_Your task_
Only the lines from the one containing "What TikZ code" through the one containing "minimum width=100pt, minimum" belong in the answer; copy them exactly and leave out pictures.

_Exercise input_
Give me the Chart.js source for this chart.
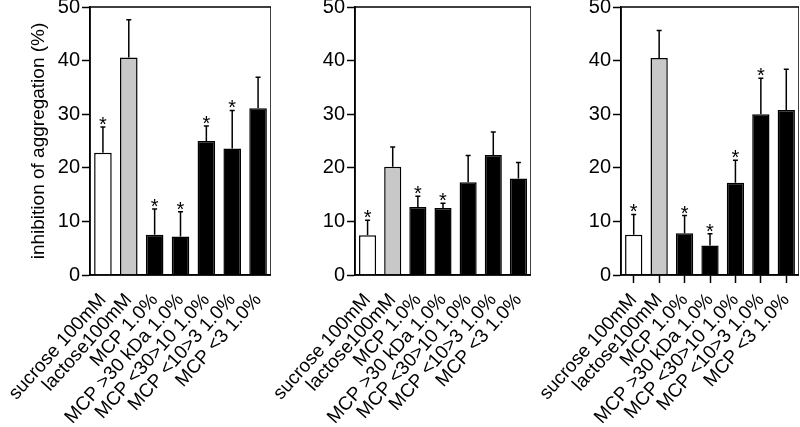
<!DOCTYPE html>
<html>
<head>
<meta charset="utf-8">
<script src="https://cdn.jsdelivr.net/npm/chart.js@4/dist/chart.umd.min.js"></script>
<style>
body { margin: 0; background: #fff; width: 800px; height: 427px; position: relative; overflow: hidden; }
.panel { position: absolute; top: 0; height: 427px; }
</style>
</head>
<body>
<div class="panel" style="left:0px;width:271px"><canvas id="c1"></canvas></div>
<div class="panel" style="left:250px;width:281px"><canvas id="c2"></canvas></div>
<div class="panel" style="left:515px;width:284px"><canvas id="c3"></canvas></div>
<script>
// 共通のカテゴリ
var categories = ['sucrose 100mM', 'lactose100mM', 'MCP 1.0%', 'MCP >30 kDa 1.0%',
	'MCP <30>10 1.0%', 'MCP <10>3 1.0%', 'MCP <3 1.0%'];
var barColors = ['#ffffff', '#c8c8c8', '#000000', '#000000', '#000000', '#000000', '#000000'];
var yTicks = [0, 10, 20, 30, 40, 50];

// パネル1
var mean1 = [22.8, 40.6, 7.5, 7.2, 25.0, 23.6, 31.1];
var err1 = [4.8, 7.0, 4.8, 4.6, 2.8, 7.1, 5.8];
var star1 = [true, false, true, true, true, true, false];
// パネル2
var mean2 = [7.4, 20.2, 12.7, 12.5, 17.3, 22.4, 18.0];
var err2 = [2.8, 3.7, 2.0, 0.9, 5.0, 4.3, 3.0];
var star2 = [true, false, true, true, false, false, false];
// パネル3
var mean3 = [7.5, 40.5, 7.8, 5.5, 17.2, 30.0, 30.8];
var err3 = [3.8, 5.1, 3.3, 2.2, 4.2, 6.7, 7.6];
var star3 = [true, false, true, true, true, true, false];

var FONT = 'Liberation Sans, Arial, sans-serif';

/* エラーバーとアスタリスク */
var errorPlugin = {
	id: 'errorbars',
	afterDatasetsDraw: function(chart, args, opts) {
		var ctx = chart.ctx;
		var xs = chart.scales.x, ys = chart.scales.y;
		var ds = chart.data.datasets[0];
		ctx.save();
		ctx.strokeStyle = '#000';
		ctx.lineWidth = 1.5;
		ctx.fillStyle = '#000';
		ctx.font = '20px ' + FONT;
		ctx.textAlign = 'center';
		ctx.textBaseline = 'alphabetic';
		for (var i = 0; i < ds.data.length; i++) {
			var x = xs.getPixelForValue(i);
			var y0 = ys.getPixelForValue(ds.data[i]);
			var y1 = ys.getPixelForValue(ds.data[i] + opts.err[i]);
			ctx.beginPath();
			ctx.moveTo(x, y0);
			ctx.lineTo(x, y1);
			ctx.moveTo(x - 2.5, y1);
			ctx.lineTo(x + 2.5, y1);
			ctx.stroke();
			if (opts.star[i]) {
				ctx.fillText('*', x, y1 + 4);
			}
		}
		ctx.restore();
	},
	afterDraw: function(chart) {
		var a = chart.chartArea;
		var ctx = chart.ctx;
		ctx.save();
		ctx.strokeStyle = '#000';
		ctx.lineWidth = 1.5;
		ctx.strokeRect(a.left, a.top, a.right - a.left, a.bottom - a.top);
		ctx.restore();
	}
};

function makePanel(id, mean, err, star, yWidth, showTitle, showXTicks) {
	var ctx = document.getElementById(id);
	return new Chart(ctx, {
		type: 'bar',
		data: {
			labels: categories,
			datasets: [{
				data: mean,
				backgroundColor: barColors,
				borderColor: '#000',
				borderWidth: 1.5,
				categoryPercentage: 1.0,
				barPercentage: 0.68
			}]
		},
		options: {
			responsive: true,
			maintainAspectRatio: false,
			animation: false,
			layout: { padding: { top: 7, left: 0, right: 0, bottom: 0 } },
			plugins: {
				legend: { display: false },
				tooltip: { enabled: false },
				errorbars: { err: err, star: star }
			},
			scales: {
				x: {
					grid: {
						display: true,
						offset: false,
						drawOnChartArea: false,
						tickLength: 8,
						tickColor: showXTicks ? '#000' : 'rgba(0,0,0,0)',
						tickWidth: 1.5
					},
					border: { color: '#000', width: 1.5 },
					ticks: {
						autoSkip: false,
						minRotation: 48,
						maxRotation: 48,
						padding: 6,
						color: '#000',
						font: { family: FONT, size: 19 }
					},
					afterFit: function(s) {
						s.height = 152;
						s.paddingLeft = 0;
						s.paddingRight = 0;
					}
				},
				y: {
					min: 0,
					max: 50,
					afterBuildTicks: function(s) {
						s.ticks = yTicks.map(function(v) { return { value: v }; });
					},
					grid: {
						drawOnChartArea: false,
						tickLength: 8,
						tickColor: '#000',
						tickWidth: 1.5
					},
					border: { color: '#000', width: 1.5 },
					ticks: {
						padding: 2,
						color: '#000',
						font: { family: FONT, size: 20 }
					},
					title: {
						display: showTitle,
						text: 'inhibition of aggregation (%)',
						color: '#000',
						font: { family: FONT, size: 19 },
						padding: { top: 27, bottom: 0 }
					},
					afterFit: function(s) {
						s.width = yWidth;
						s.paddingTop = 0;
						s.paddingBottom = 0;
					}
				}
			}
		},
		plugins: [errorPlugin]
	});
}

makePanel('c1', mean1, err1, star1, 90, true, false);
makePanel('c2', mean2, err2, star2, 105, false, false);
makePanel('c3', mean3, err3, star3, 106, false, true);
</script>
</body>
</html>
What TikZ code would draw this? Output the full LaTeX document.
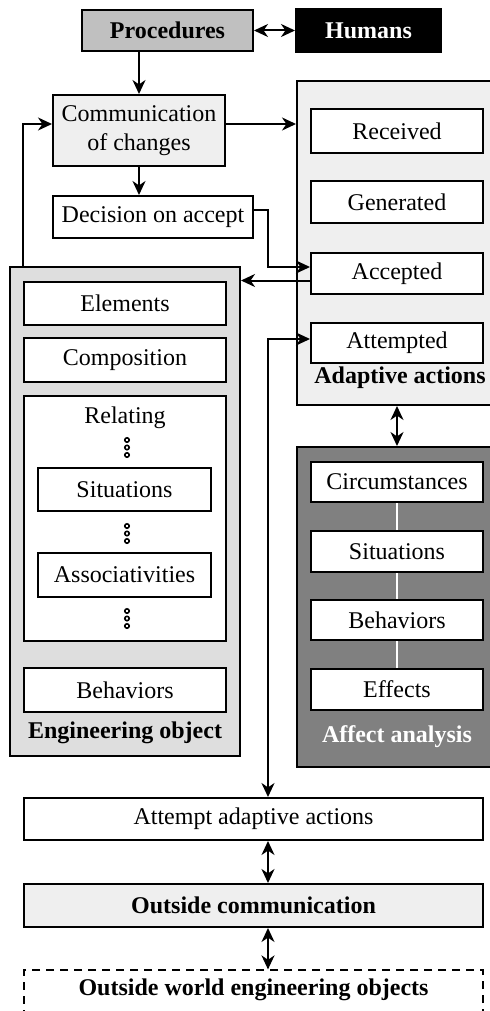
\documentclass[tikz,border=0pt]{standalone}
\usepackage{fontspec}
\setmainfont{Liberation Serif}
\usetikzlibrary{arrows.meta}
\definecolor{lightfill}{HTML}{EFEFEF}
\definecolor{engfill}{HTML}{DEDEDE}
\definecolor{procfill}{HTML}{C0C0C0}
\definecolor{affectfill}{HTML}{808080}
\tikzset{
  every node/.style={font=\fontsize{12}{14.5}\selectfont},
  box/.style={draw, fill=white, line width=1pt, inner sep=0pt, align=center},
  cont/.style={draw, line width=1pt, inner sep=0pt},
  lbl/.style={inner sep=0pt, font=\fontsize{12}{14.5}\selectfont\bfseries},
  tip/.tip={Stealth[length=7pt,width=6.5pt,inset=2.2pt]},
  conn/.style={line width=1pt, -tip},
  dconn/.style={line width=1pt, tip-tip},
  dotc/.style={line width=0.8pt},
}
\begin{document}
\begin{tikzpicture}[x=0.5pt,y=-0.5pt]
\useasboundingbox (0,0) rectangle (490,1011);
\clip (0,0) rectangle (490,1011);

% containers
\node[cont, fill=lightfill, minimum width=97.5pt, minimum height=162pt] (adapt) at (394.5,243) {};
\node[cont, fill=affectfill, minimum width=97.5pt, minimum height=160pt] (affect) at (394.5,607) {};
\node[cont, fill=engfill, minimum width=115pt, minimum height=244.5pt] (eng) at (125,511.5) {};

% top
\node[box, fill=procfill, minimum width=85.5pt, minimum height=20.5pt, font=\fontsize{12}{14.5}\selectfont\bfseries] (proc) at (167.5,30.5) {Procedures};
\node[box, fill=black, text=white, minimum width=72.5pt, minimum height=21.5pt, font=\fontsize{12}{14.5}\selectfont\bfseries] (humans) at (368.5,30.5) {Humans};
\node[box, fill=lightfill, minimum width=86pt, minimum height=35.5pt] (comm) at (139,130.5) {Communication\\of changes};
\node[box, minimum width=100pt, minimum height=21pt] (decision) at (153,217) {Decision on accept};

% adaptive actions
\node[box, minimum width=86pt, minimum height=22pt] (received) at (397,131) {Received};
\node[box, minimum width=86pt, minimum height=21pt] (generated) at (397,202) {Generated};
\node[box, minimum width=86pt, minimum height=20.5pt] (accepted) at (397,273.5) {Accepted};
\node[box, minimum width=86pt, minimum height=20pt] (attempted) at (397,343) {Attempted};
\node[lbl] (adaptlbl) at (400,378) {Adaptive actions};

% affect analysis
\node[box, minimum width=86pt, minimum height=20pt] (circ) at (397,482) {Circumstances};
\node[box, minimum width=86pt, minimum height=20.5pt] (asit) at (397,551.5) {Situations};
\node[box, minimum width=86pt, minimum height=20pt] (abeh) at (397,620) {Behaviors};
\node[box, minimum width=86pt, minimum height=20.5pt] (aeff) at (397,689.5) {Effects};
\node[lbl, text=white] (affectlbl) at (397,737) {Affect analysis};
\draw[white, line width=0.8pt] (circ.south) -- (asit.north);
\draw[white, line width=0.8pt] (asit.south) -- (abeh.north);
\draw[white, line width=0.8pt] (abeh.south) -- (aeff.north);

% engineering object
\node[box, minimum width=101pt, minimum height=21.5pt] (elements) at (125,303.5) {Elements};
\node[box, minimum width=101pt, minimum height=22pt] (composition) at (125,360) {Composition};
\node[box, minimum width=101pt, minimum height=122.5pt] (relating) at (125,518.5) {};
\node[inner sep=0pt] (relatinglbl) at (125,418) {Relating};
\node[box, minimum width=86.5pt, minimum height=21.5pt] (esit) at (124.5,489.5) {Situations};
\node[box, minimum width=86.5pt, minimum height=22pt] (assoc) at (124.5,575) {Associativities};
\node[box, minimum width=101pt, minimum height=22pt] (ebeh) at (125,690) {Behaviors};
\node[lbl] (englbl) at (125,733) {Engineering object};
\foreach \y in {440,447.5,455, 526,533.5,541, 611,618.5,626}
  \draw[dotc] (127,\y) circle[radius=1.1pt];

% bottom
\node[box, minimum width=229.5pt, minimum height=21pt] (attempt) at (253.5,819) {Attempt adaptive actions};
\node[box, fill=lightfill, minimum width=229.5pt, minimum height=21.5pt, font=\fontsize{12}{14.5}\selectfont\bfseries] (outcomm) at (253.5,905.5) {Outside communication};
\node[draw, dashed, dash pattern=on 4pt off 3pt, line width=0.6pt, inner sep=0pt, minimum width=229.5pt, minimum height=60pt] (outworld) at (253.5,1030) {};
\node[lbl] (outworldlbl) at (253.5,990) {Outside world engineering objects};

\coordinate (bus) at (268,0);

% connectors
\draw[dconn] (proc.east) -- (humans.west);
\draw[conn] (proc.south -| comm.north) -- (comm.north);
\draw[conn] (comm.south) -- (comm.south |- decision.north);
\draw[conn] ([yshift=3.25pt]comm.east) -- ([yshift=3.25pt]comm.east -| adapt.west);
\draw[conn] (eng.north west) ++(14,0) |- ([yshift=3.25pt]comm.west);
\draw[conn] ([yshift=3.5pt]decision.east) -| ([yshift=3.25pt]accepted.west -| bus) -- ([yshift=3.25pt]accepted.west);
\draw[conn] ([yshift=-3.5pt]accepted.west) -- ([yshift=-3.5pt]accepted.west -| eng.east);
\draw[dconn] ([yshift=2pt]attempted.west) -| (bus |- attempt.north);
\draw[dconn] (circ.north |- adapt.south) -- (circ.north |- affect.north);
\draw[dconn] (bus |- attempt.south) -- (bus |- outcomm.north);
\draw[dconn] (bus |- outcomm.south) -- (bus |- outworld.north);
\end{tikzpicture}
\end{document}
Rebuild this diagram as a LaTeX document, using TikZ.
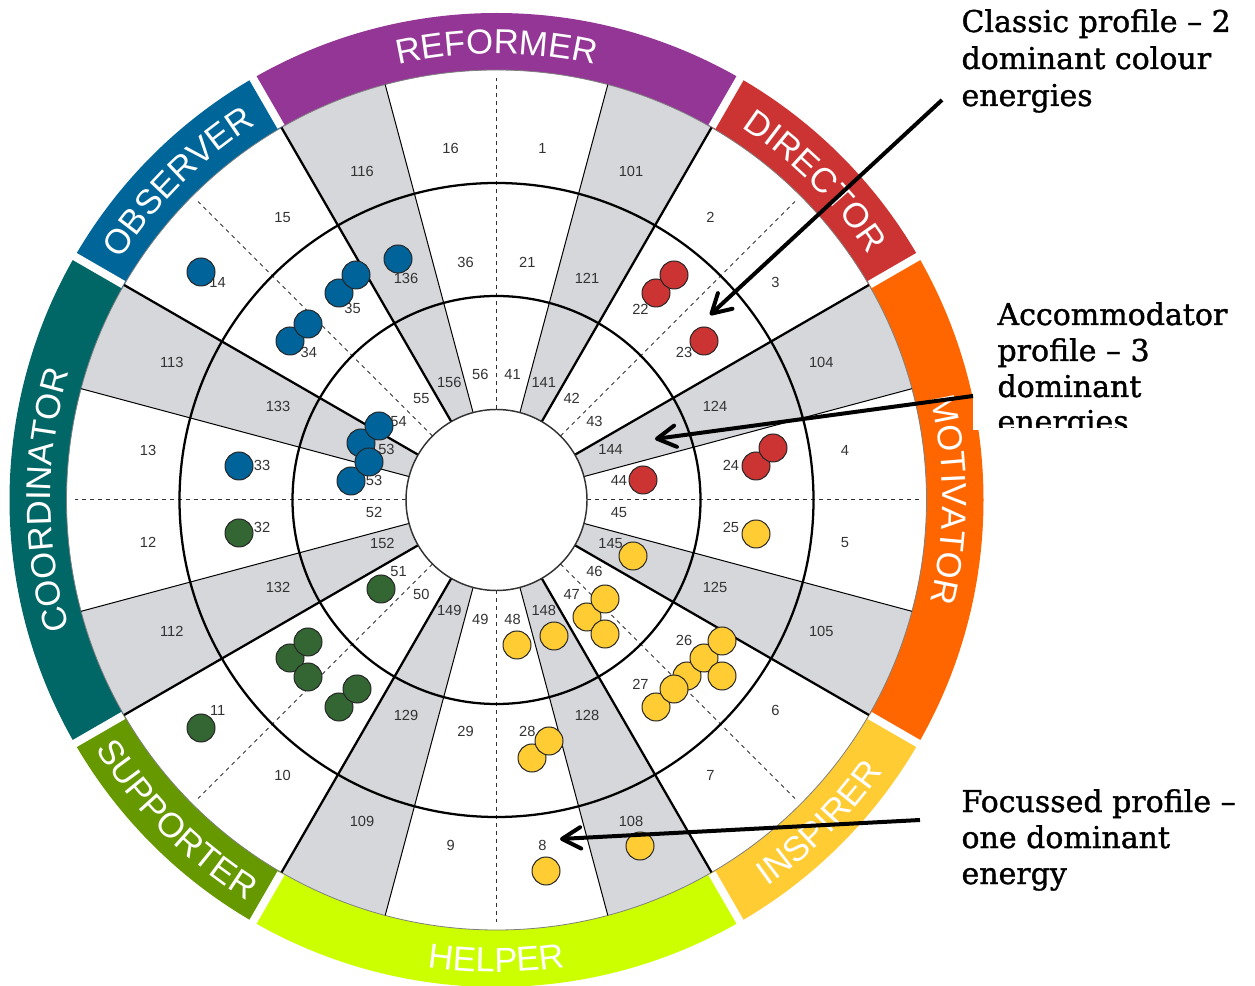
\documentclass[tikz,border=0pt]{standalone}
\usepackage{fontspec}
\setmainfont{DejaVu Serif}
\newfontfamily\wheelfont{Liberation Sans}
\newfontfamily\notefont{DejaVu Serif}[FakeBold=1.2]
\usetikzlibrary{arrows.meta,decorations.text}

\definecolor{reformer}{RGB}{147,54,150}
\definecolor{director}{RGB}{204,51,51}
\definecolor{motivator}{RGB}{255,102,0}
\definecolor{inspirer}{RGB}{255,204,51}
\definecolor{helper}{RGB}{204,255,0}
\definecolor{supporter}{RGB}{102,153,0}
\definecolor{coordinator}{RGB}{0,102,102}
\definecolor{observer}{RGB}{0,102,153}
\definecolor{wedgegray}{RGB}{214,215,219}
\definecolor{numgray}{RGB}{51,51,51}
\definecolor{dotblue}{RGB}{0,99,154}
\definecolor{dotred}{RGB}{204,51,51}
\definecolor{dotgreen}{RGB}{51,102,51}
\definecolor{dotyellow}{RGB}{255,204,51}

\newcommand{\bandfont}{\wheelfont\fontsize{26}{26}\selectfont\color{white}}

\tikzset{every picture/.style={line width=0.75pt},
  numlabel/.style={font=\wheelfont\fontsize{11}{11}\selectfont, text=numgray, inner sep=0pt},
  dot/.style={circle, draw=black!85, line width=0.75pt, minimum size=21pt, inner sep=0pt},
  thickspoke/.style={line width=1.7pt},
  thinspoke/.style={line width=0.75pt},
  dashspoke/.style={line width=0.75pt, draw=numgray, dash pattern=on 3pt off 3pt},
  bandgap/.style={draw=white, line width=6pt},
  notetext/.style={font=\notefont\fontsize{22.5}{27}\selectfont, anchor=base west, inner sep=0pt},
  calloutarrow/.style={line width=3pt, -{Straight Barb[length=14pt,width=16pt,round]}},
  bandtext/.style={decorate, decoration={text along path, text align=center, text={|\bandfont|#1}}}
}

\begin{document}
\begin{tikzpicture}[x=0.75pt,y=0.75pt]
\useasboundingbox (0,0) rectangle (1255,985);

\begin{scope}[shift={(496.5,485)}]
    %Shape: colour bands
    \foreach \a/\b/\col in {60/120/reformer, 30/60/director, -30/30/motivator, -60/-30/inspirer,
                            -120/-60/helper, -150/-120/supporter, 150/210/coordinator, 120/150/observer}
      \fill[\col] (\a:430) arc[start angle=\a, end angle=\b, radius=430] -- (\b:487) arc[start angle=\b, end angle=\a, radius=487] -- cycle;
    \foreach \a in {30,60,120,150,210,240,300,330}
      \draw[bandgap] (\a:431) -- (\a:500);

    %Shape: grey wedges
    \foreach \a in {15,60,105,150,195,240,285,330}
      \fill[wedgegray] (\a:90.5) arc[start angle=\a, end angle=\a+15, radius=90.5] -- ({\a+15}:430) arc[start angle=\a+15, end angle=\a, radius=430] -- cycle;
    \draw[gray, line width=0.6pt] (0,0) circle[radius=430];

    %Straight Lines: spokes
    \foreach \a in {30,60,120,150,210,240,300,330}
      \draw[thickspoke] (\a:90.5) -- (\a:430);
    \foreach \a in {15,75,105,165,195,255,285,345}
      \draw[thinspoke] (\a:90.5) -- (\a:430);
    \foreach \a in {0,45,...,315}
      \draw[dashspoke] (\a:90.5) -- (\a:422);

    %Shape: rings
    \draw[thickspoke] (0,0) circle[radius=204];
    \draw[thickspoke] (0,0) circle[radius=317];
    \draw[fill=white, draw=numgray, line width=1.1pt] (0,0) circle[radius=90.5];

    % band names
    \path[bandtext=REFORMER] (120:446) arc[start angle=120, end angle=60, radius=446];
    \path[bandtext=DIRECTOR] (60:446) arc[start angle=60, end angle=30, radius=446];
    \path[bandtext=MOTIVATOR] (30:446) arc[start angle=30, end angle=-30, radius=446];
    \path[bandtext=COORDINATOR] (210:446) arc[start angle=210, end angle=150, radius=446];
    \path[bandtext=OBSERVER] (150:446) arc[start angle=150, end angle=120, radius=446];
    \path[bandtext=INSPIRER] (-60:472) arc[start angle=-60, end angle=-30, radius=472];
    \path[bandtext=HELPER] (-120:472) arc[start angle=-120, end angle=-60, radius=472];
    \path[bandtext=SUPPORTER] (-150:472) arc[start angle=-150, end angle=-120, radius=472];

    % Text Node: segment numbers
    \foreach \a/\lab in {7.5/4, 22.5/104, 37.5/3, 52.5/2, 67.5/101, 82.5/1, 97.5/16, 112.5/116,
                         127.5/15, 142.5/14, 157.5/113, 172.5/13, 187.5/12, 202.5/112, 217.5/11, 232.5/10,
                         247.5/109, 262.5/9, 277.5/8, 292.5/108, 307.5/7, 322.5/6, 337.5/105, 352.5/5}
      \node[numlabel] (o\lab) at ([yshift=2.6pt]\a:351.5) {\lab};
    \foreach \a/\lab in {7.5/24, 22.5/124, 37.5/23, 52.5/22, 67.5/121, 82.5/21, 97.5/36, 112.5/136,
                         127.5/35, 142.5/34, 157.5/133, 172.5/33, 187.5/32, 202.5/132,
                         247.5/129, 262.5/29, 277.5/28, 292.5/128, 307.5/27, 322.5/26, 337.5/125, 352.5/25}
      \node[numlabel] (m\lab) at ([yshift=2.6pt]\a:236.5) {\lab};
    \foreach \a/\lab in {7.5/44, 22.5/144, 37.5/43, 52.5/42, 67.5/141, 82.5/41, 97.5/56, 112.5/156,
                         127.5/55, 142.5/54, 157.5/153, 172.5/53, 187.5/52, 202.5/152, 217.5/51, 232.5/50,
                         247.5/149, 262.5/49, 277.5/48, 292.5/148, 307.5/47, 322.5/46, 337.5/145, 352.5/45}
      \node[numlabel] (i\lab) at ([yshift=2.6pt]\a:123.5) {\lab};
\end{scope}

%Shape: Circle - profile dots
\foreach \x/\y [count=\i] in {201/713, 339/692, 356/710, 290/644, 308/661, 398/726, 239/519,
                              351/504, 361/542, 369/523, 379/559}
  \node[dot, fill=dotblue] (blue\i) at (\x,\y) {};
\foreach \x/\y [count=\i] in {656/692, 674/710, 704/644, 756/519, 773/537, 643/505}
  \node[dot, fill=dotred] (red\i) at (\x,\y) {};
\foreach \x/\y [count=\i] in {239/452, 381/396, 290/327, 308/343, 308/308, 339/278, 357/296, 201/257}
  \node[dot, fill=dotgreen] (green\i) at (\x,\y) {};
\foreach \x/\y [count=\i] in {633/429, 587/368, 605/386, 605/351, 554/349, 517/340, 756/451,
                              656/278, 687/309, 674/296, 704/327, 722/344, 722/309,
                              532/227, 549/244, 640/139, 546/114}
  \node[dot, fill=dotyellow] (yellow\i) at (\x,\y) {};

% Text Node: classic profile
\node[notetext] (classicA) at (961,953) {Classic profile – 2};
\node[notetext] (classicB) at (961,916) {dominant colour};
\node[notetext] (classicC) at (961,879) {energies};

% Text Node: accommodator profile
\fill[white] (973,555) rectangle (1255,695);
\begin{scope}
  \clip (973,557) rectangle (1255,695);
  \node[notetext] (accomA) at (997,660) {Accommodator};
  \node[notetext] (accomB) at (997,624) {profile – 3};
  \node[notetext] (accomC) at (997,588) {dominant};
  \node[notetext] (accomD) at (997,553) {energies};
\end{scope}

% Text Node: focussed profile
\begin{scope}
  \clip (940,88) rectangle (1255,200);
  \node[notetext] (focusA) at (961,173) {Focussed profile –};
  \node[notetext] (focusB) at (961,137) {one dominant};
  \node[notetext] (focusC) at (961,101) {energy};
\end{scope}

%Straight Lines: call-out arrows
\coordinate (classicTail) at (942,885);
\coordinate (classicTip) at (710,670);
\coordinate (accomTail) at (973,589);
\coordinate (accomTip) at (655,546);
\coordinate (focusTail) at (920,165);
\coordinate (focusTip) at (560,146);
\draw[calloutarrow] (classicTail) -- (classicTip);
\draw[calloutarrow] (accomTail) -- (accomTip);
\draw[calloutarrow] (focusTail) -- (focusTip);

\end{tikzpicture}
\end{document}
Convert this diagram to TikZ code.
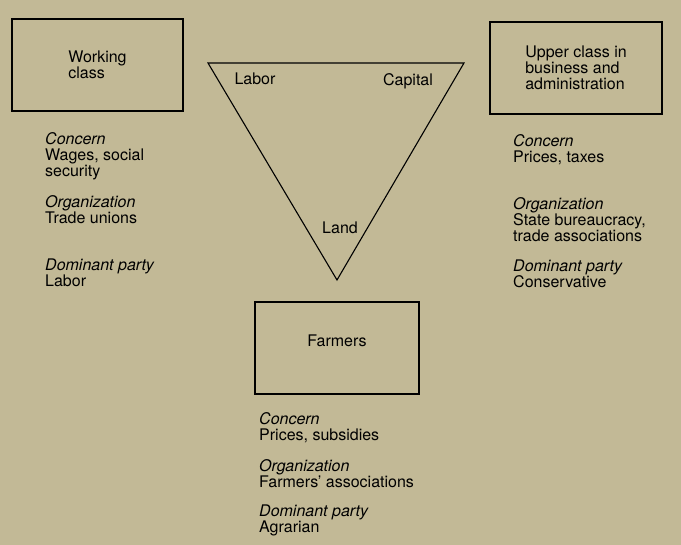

_Answer to this task_
What TikZ code would draw this? Output the full LaTeX document.
\documentclass[tikz,border=0pt]{standalone}
\usepackage{fontspec}
\setmainfont{Liberation Serif}
\usetikzlibrary{arrows.meta}
\definecolor{lightfill}{HTML}{EFEFEF}
\definecolor{engfill}{HTML}{DEDEDE}
\definecolor{procfill}{HTML}{C0C0C0}
\definecolor{affectfill}{HTML}{808080}
\tikzset{
  every node/.style={font=\fontsize{12}{14.5}\selectfont},
  box/.style={draw, fill=white, line width=1pt, inner sep=0pt, align=center},
  cont/.style={draw, line width=1pt, inner sep=0pt},
  lbl/.style={inner sep=0pt, font=\fontsize{12}{14.5}\selectfont\bfseries},
  tip/.tip={Stealth[length=7pt,width=6.5pt,inset=2.2pt]},
  conn/.style={line width=1pt, -tip},
  dconn/.style={line width=1pt, tip-tip},
  dotc/.style={line width=0.8pt},
}
\begin{document}
\begin{tikzpicture}[x=0.5pt,y=-0.5pt]
\useasboundingbox (0,0) rectangle (490,1011);
\clip (0,0) rectangle (490,1011);

% containers
\node[cont, fill=lightfill, minimum width=97.5pt, minimum height=162pt] (adapt) at (394.5,243) {};
\node[cont, fill=affectfill, minimum width=97.5pt, minimum height=160pt] (affect) at (394.5,607) {};
\node[cont, fill=engfill, minimum width=115pt, minimum height=244.5pt] (eng) at (125,511.5) {};

% top
\node[box, fill=procfill, minimum width=85.5pt, minimum height=20.5pt, font=\fontsize{12}{14.5}\selectfont\bfseries] (proc) at (167.5,30.5) {Procedures};
\node[box, fill=black, text=white, minimum width=72.5pt, minimum height=21.5pt, font=\fontsize{12}{14.5}\selectfont\bfseries] (humans) at (368.5,30.5) {Humans};
\node[box, fill=lightfill, minimum width=86pt, minimum height=35.5pt] (comm) at (139,130.5) {Communication\\of changes};
\node[box, minimum width=100pt, minimum height=21pt] (decision) at (153,217) {Decision on accept};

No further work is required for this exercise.